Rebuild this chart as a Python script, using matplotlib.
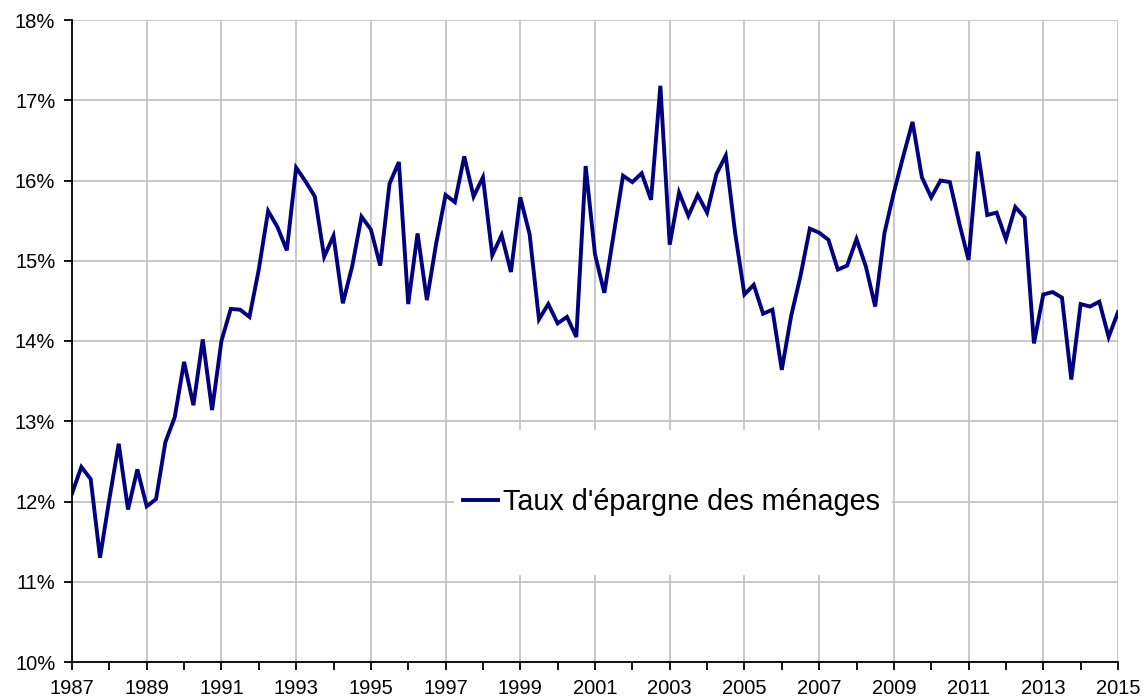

+-------+

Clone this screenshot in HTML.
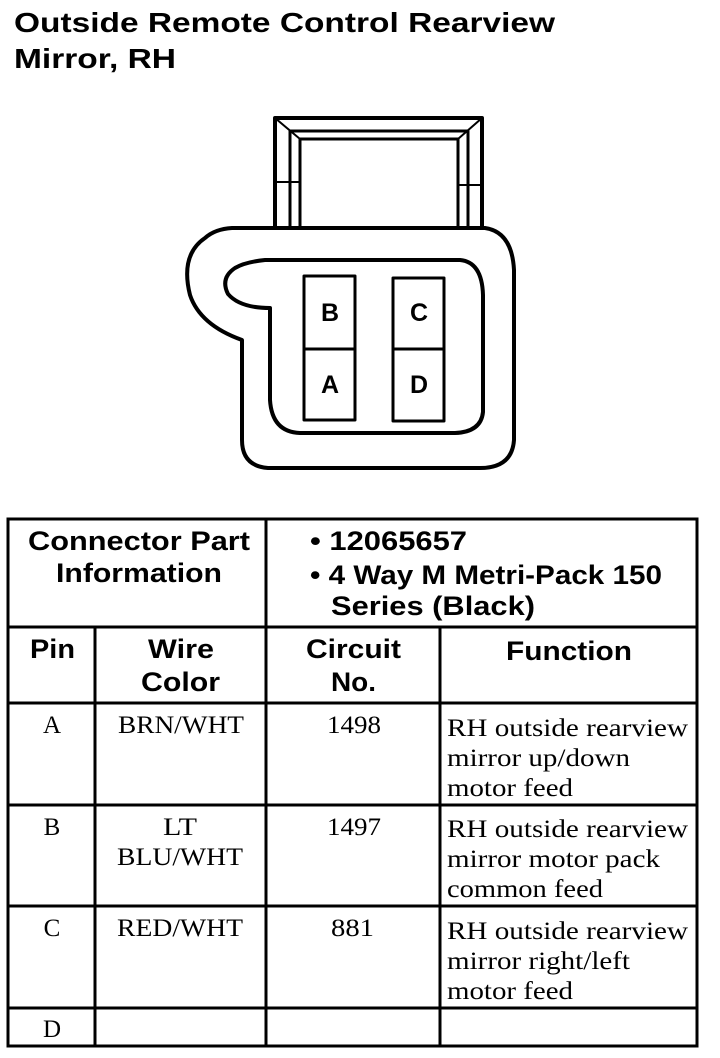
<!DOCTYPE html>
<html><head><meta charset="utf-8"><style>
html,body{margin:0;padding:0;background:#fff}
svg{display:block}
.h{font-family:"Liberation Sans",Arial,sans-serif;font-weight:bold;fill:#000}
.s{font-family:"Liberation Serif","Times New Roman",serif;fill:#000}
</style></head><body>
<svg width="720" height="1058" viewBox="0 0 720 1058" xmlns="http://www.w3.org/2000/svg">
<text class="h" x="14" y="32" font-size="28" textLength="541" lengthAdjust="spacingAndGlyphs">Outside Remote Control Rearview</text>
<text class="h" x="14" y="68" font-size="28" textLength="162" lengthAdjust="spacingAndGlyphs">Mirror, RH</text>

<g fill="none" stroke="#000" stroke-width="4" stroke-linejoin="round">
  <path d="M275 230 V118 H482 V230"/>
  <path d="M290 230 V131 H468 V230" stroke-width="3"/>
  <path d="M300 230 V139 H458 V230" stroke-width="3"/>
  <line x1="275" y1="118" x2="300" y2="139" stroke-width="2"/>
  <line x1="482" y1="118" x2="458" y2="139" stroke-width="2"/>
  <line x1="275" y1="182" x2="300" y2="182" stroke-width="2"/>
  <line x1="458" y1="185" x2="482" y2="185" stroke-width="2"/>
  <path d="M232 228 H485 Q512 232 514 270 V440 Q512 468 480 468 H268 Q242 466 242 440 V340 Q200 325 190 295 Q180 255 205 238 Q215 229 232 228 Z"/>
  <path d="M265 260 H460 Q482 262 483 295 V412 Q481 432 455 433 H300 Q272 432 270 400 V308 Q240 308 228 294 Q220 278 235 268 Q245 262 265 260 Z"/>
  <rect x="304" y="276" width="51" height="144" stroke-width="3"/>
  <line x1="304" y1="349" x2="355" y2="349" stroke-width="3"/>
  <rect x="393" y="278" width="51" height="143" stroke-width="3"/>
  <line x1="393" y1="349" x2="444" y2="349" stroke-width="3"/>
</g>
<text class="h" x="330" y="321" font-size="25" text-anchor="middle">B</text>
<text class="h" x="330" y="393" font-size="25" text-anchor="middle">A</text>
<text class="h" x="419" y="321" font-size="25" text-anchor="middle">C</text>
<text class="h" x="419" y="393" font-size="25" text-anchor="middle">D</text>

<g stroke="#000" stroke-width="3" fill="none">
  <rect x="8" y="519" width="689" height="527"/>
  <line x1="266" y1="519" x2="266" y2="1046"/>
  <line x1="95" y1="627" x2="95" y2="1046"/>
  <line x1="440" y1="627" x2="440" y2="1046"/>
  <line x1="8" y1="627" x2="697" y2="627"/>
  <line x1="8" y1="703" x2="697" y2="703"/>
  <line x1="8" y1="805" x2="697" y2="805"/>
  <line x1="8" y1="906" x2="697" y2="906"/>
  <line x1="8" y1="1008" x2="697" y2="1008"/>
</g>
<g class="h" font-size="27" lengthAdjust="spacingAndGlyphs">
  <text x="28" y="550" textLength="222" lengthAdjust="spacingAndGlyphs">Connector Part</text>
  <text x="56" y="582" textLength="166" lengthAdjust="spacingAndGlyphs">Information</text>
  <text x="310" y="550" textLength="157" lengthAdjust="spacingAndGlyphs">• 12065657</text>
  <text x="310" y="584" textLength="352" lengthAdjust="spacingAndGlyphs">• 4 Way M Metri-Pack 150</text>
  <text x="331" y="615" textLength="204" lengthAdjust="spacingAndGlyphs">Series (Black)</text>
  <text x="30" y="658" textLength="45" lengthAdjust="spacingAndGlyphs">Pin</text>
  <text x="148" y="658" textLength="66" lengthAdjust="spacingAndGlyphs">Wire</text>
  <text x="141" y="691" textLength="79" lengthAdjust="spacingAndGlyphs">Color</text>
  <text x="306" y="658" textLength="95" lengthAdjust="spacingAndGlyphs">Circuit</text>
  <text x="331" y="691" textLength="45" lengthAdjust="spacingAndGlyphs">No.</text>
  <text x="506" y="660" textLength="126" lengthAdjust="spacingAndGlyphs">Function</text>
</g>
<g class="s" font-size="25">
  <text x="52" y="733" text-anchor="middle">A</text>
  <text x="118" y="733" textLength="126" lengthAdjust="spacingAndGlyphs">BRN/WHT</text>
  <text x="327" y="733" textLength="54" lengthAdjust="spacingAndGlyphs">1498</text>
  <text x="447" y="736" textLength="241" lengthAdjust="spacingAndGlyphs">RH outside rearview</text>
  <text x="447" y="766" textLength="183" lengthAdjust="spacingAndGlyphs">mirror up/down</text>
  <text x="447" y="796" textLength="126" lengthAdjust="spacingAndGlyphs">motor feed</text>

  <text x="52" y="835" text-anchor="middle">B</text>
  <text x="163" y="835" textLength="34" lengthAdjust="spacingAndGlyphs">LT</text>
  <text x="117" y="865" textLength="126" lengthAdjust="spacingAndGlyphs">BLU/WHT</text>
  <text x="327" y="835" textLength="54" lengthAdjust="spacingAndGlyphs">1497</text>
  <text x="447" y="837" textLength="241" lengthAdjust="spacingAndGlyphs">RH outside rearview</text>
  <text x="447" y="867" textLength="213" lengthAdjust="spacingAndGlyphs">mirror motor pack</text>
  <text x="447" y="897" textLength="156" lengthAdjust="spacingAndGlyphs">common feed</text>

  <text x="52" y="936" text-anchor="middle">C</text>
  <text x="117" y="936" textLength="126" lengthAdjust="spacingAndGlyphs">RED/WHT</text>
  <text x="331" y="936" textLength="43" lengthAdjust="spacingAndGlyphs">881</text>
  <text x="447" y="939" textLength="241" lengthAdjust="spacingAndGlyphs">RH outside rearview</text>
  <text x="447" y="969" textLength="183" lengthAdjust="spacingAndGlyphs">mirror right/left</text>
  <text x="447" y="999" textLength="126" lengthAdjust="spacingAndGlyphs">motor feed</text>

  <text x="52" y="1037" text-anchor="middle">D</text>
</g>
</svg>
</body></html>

+-------+

• [Description of the task]:
Give the count of lines that hold the word "this", with nothing added.

• [Result below]:
2